Accommodations in Ellsworth are few and far between, but the Ira E. Lloyd House Bed & Breakfast, a restored 1895 home, comes highly recommended, while the Best Western Garden Prairie Inn is perfect for families.
Now it’s southwest on State Highway 156 to U.S. 56 and on to, at last, the wickedest cow town.
Dodge City
Don’t worry, the “Cowboy Capital of the World” hasn’t forgotten its roots. A scenic turnout east of town doesn’t overlook Fort Dodge or the rolling Kansas prairie. Nope, instead you have a fine view of a sprawling feed lot.
Dodge City attracts more than unfortunate cattle. Tourists—those who believe Matt Dillon was a real marshal (there is a Gunsmoke Street after all, and Miss Kitties are everywhere), and those more familiar with the real West (Wyatt Earp Boulevard’s a main drag)—still make it here.
History buffs can find a wealth of information at the Kansas Heritage Center (1000 Second Ave.) and the Boot Hill Museum library. For theater lovers, Wyatt Earp Boulevard isn’t exactly Broadway, but the old depot and Harvey House have been restored into a performing arts center.

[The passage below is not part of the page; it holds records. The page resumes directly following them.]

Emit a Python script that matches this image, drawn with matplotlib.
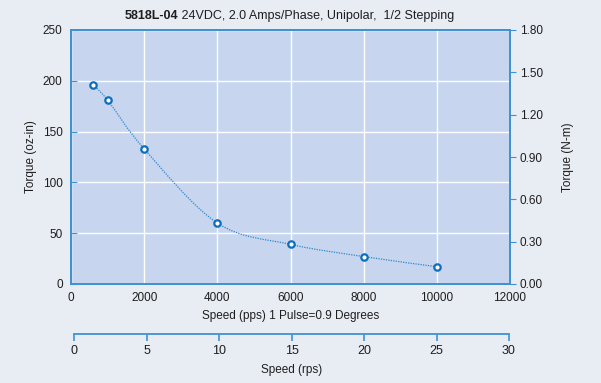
import matplotlib
matplotlib.use("Agg")
import matplotlib.pyplot as plt
import numpy as np
from matplotlib.path import Path
from matplotlib.patches import PathPatch

# torque curve
speed_pps = [600, 1000, 2000, 4000, 6000, 8000, 10000]
torque_ozin = [196, 181, 133, 60, 39, 27, 17]

x_ticks = [0, 2000, 4000, 6000, 8000, 10000, 12000]
y_ticks = [0, 50, 100, 150, 200, 250]
nm_ticks = [0.0, 0.3, 0.6, 0.9, 1.2, 1.5, 1.8]
rps_ticks = [0, 5, 10, 15, 20, 25, 30]

title_bold = "5818L-04"
title_rest = " 24VDC, 2.0 Amps/Phase, Unipolar,  1/2 Stepping"

plt.rcParams["font.family"] = ["Liberation Sans", "DejaVu Sans"]
plt.rcParams["font.size"] = 8.5

bg = "#E8ECF3"
face = "#C7D5EE"
spine_c = "#3F92D2"
line_c = "#2F86CC"
mark_c = "#0B6FBE"
txt = "#1E1E1E"


def smooth_path(xs, ys):
    # Catmull-Rom through the points, drawn as cubic Bezier segments
    pts = np.column_stack([xs, ys]).astype(float)
    verts = [pts[0]]
    codes = [Path.MOVETO]
    n = len(pts)
    for i in range(n - 1):
        p0 = pts[max(i - 1, 0)]
        p1 = pts[i]
        p2 = pts[i + 1]
        p3 = pts[min(i + 2, n - 1)]
        verts += [p1 + (p2 - p0) / 6.0, p2 - (p3 - p1) / 6.0, p2]
        codes += [Path.CURVE4] * 3
    return Path(verts, codes)


fig = plt.figure(figsize=(6.01, 3.83), dpi=100)
fig.patch.set_facecolor(bg)

ax = fig.add_axes([71 / 601, 1 - 284 / 383, 439 / 601, 254 / 383])
ax.set_facecolor(face)
ax.set_xlim(0, 12000)
ax.set_ylim(0, 250)
ax.set_xticks(x_ticks)
ax.set_yticks(y_ticks)
ax.grid(True, color="white", linewidth=1.0)
ax.set_axisbelow(True)
for s in ax.spines.values():
    s.set_color(spine_c)
    s.set_linewidth(1.3)
ax.tick_params(axis="y", direction="in", length=4, color=spine_c, labelcolor=txt, pad=6)
ax.tick_params(axis="x", length=0, labelcolor=txt, pad=6)

patch = PathPatch(smooth_path(speed_pps, torque_ozin), facecolor="none",
                  edgecolor=line_c, linewidth=0.9, linestyle=(0, (1, 1)))
ax.add_patch(patch)
ax.plot(speed_pps, torque_ozin, "o", markersize=4.6, markerfacecolor="white",
        markeredgecolor=mark_c, markeredgewidth=1.6, zorder=3)

ax.set_ylabel("Torque (oz-in)", color=txt, labelpad=4)
ax.set_xlabel("Speed (pps) 1 Pulse=0.9 Degrees", color=txt, labelpad=4)

ax2 = ax.twinx()
ax2.set_ylim(0, 1.8)
ax2.set_yticks(nm_ticks)
ax2.set_yticklabels([f"{v:.2f}" for v in nm_ticks])
ax2.tick_params(axis="y", direction="out", length=4, color=spine_c, labelcolor=txt, pad=3)
for s in ax2.spines.values():
    s.set_color(spine_c)
    s.set_linewidth(1.3)
ax2.set_ylabel("Torque (N-m)", color=txt, labelpad=14)

# second speed scale in revolutions per second
ax3 = fig.add_axes([74 / 601, 1 - 334 / 383, 435 / 601, 0.001])
ax3.set_xlim(0, 30)
ax3.set_xticks(rps_ticks)
ax3.set_yticks([])
ax3.patch.set_visible(False)
for k in ["top", "left", "right"]:
    ax3.spines[k].set_visible(False)
ax3.spines["bottom"].set_color(spine_c)
ax3.spines["bottom"].set_linewidth(1.3)
ax3.tick_params(axis="x", direction="out", length=5, width=1.2, color=spine_c,
                labelcolor=txt, labelsize=9, pad=3)
ax3.set_xlabel("Speed (rps)", color=txt, labelpad=5)

fig.text(178 / 601, 1 - 16 / 383, title_bold, ha="right", va="center",
         fontweight="bold", fontsize=9, color=txt)
fig.text(178 / 601, 1 - 16 / 383, title_rest, ha="left", va="center",
         fontsize=9, color=txt)

fig.savefig("out.png", dpi=100, facecolor=bg)
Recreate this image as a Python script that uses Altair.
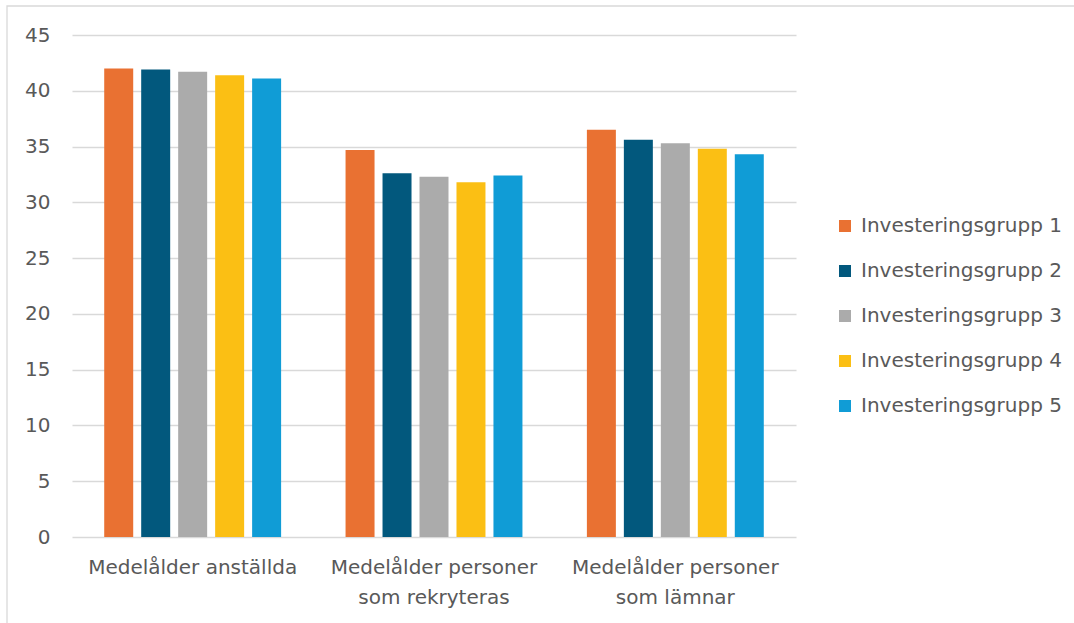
import altair as alt
import pandas as pd

# Mean age per category and investment group
categories = [
    "Medelålder anställda",
    "Medelålder personer som rekryteras",
    "Medelålder personer som lämnar",
]
groups = [
    "Investeringsgrupp 1",
    "Investeringsgrupp 2",
    "Investeringsgrupp 3",
    "Investeringsgrupp 4",
    "Investeringsgrupp 5",
]
grupp1 = [42.0, 34.7, 36.5]
grupp2 = [41.9, 32.6, 35.6]
grupp3 = [41.7, 32.3, 35.3]
grupp4 = [41.4, 31.8, 34.8]
grupp5 = [41.1, 32.4, 34.3]
colors = ["#E97132", "#02587D", "#ABABAB", "#FBBF14", "#109CD6"]
y_ticks = [0, 5, 10, 15, 20, 25, 30, 35, 40, 45]

series = [grupp1, grupp2, grupp3, grupp4, grupp5]
rows = []
for g, vals in zip(groups, series):
    for c, v in zip(categories, vals):
        rows.append({"kategori": c, "grupp": g, "värde": v})
df = pd.DataFrame(rows)

FONT = "DejaVu Sans"
FS = 20
TEXT = "#595959"
GRID = "#d9d9d9"

bars = alt.Chart(df).mark_bar().encode(
    x=alt.X(
        "kategori:N",
        sort=categories,
        title=None,
        scale=alt.Scale(paddingInner=0.267, paddingOuter=0.1335),
        axis=alt.Axis(
            labelAngle=0,
            labelFont=FONT,
            labelFontSize=FS,
            labelColor=TEXT,
            labelPadding=20,
            labelLineHeight=30,
            labelLimit=400,
            ticks=False,
            domain=False,
            labelExpr="datum.label == 'Medelålder anställda' ? datum.label : split(replace(datum.label, ' som ', '|som '), '|')",
        ),
    ),
    xOffset=alt.XOffset(
        "grupp:N",
        sort=groups,
        scale=alt.Scale(paddingInner=0.216, paddingOuter=0),
    ),
    y=alt.Y(
        "värde:Q",
        title=None,
        scale=alt.Scale(domain=[0, 45], nice=False),
        axis=alt.Axis(
            values=y_ticks,
            labelFont=FONT,
            labelFontSize=FS,
            labelColor=TEXT,
            labelPadding=22,
            ticks=False,
            domain=False,
            gridColor=GRID,
            gridWidth=1.3,
        ),
    ),
    color=alt.Color(
        "grupp:N",
        sort=groups,
        scale=alt.Scale(domain=groups, range=colors),
        legend=alt.Legend(
            title=None,
            orient="none",
            legendX=763,
            legendY=181,
            symbolType="square",
            symbolSize=144,
            symbolStrokeWidth=0,
            labelFont=FONT,
            labelFontSize=FS,
            labelColor=TEXT,
            labelOffset=6,
            rowPadding=25,
            labelLimit=300,
        ),
    ),
)

# Light frame around the whole figure
frame = alt.Chart(alt.Data(values=[{}])).mark_rect(
    fill=None, stroke=GRID, strokeWidth=1.3
).encode(
    x=alt.value(-65), x2=alt.value(1100), y=alt.value(-29), y2=alt.value(700)
)

chart = alt.layer(frame, bars).properties(
    width=724,
    height=502,
    padding={"left": 72, "top": 35, "right": 278, "bottom": 86},
    autosize=alt.AutoSizeParams(type="none"),
    background="white",
).configure_view(stroke=None)

chart.save("out.html", embed_options={"renderer": "svg", "actions": False})
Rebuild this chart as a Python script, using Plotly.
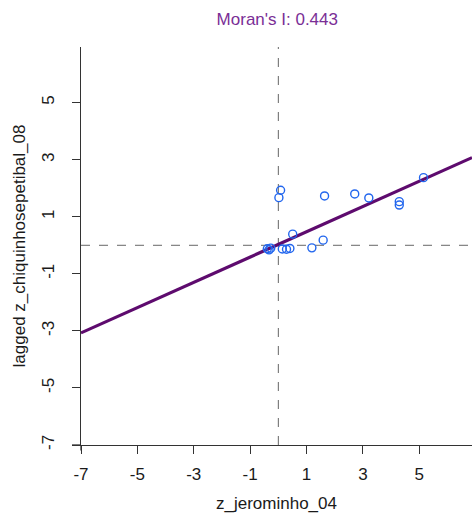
import plotly.graph_objects as go

# Standardised variable and its spatial lag
z_jerominho = [0.08, 0.02, 1.64, 2.71, 3.21, 4.29, 4.29, 5.15, 0.51, 1.59, 1.19,
               -0.39, -0.33, -0.27, 0.14, 0.29, 0.41]
lag_chiquinho = [1.93, 1.67, 1.73, 1.80, 1.66, 1.53, 1.41, 2.37, 0.39, 0.18, -0.09,
                 -0.12, -0.16, -0.10, -0.13, -0.14, -0.11]

moran_i = 0.443
intercept = 0.03

tick_vals = [-7, -5, -3, -1, 1, 3, 5]
tick_text = [str(v) for v in tick_vals]
x_lim = [-7, 6.87]
y_lim = [-7, 6.95]

font_family = "Liberation Sans, Arial, sans-serif"
axis_col = "#333333"
text_col = "#1a1a1a"
purple_line = "#5E0B6E"
title_col = "#7A2E96"
point_col = "#2266EE"

fig = go.Figure()

# Regression line with slope equal to Moran's I
fig.add_trace(go.Scatter(
    x=x_lim,
    y=[intercept + moran_i * v for v in x_lim],
    mode="lines",
    line=dict(color=purple_line, width=3.2),
    hoverinfo="skip",
))

fig.add_trace(go.Scatter(
    x=z_jerominho,
    y=lag_chiquinho,
    mode="markers",
    marker=dict(symbol="circle-open", size=8, color=point_col,
                line=dict(width=1.4, color=point_col)),
))

# Mean reference lines
fig.add_shape(type="line", xref="x", yref="y domain", x0=0, x1=0, y0=0, y1=1,
              line=dict(color="#666666", width=1, dash="dash"), layer="below")
fig.add_shape(type="line", xref="x domain", yref="y", x0=0, x1=1, y0=0, y1=0,
              line=dict(color="#666666", width=1, dash="dash"), layer="below")

# Small overhangs where the two axis lines cross
fig.add_shape(type="line", xref="x domain", yref="y domain", x0=-0.023, x1=0, y0=0, y1=0,
              line=dict(color=axis_col, width=1.3))
fig.add_shape(type="line", xref="x domain", yref="y domain", x0=0, x1=0, y0=-0.014, y1=0,
              line=dict(color=axis_col, width=1.3))

axis_common = dict(
    tickvals=tick_vals,
    ticktext=tick_text,
    showgrid=False,
    zeroline=False,
    showline=True,
    linecolor=axis_col,
    linewidth=1.3,
    ticks="outside",
    ticklen=8,
    tickwidth=1.3,
    tickcolor=axis_col,
    tickfont=dict(family=font_family, size=17, color=text_col),
    mirror=False,
)

fig.update_layout(
    width=472,
    height=513,
    margin=dict(l=81, r=0, t=47, b=68),
    paper_bgcolor="white",
    plot_bgcolor="white",
    showlegend=False,
    title=dict(text="Moran's I: 0.443", x=0.5875, xanchor="center", y=0.962, yanchor="middle",
               font=dict(family=font_family, size=17, color=title_col)),
    xaxis=dict(range=x_lim, **axis_common,
               ticklabelstandoff=5,
               title=dict(text="z_jerominho_04", standoff=16,
                          font=dict(family=font_family, size=17, color=text_col))),
    yaxis=dict(range=y_lim, **axis_common, tickangle=-90,
               ticklabelstandoff=11,
               title=dict(text="lagged z_chiquinhosepetibal_08", standoff=9,
                          font=dict(family=font_family, size=17, color=text_col))),
)

fig.write_html("out.html")
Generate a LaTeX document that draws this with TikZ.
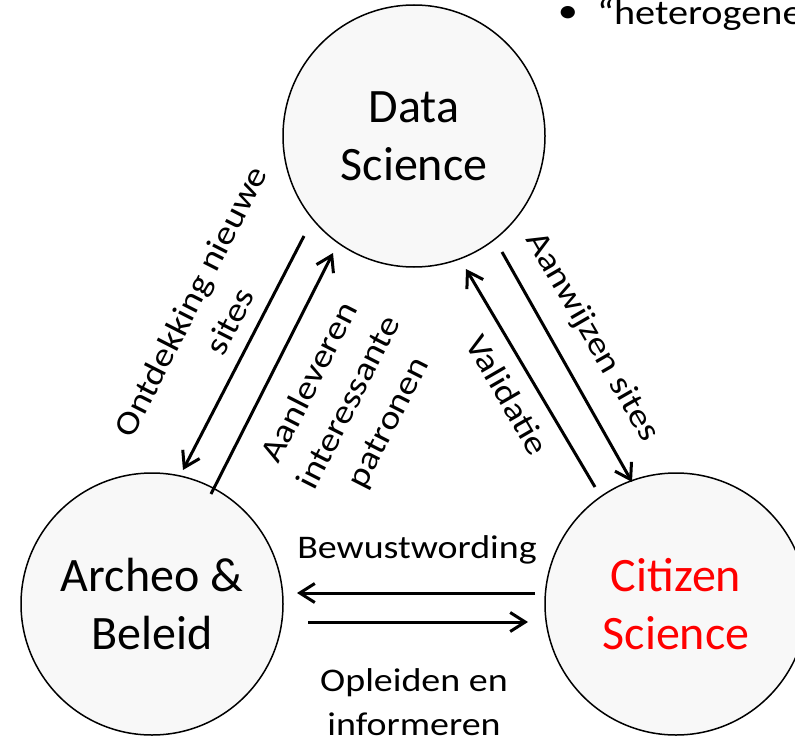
\documentclass[tikz,border=0pt]{standalone}
\usepackage{fontspec}
\setmainfont{Carlito}
\newfontfamily\lblfont[FakeStretch=1.15]{Carlito}
\usetikzlibrary{arrows.meta}
\definecolor{circfill}{HTML}{F8F8F8}
\begin{document}
\begin{tikzpicture}[x=1pt,y=-1pt,
  bubble/.style={circle,draw=black,line width=1.5pt,fill=circfill,minimum size=262pt,inner sep=0pt,align=center,font=\fontsize{48}{58}\selectfont},
  flow/.style={line width=3pt,-{Straight Barb[length=15pt,width=19pt]}},
  lbl/.style={align=center,font=\lblfont\fontsize{33}{44}\selectfont,inner sep=0pt}]
\useasboundingbox (0,0) rectangle (795,741);
\clip (0,0) rectangle (795,741);
\node[bubble] (ds) at (414,136) {Data\\Science};
\node[bubble] (ab) at (152,604) {Archeo \&\\Beleid};
\node[bubble,text=red] (cs) at (676,604) {Citizen\\Science};
% arrow end points
\coordinate (o1) at (304,236); \coordinate (o2) at (183,470);
\coordinate (a1) at (211,494); \coordinate (a2) at (333,253);
\coordinate (v1) at (595,487); \coordinate (v2) at (466,269);
\coordinate (w1) at (502,252); \coordinate (w2) at (632,482);
\coordinate (b1) at (535,593); \coordinate (b2) at (297,593);
\coordinate (p1) at (308,622); \coordinate (p2) at (528,622);
\draw[flow] (o1) -- (o2);
\draw[flow] (a1) -- (a2);
\draw[flow] (v1) -- (v2);
\draw[flow] (w1) -- (w2);
\draw[flow] (b1) -- (b2);
\draw[flow] (p1) -- (p2);
% labels
\node[lbl,rotate=63] (lont) at (210,311) {Ontdekking nieuwe\\sites};
\node[lbl,rotate=63] (laan) at (350,403) {Aanleveren\\interessante\\patronen};
\node[lbl,rotate=-60] (lwij) at (592,337) {Aanwijzen sites};
\node[lbl,rotate=-60] (lval) at (508,395) {Validatie};
\node[lbl,anchor=base] (lbew) at (417,558) {Bewustwording};
\node[lbl] (lopl) at (414,702) {Opleiden en\\informeren};
% partial bullet text top right
\node[lbl,font=\lblfont\fontsize{35}{42}\selectfont] (bul) at (568,14) {•};
\node[lbl,font=\lblfont\fontsize{35}{42}\selectfont,anchor=base west] (het) at (597,25) {“heterogene};
\end{tikzpicture}
\end{document}
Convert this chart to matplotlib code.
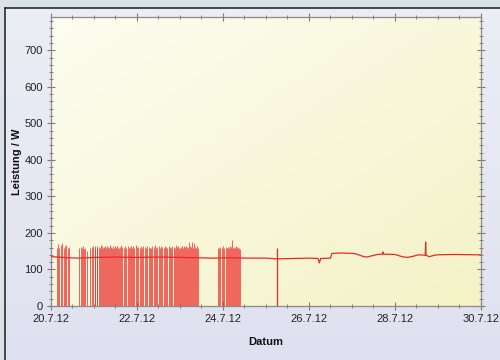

Take a narrated trolley ride for an informative look at Dodge City, then stroll over to El Capitan, a bronze statue by Jasper D’Ambrosi that celebrates the trail drives.
Most people think of these cow towns as hardscrabble, but the Home of Stone (112 E. Vine) shows that because of the Santa Fe Trail and the railroad, the citizens weren’t so far from civilization. Built by bootmaker John Mueller in 1881, this three-story limestone house contains several original furnishings and a splendid collection of Ford County history.
And, of course, there’s the Boot Hill Museum (Front and Fifth), located on the original site of Boot Hill Cemetery. We promised something for the cheeseheads when we started this road trip, and the museum acts, such as the Long Branch Variety Show, probably haven’t changed a line in 50-plus years.
Only, don’t write off the museum’s 1876 reconstruction of Front Street buildings as total corn. A lot of the buildings’ furnishings are the real deal. Wander about the museum, check out the displays and go ahead, smile at the corny jokes.
Dodge City was the last great cow town in a relatively brief period (1867-85). There were other cattle towns, of course, but most have forgotten their part in history, or they simply ignore it. The “Buffalo Capital of the World,” “Wickedest Little City in America” and “Beautiful Bibulous Babylon of the Frontier” not only remembers its place in the settling of the Western frontier, Dodge City celebrates it.
I can’t think of a better end of a trail for this cowboy.
Johnny D. Boggs seconds this advice from well-traveled friend Jon Chandler: “Don’t order Mexican food in Kansas.”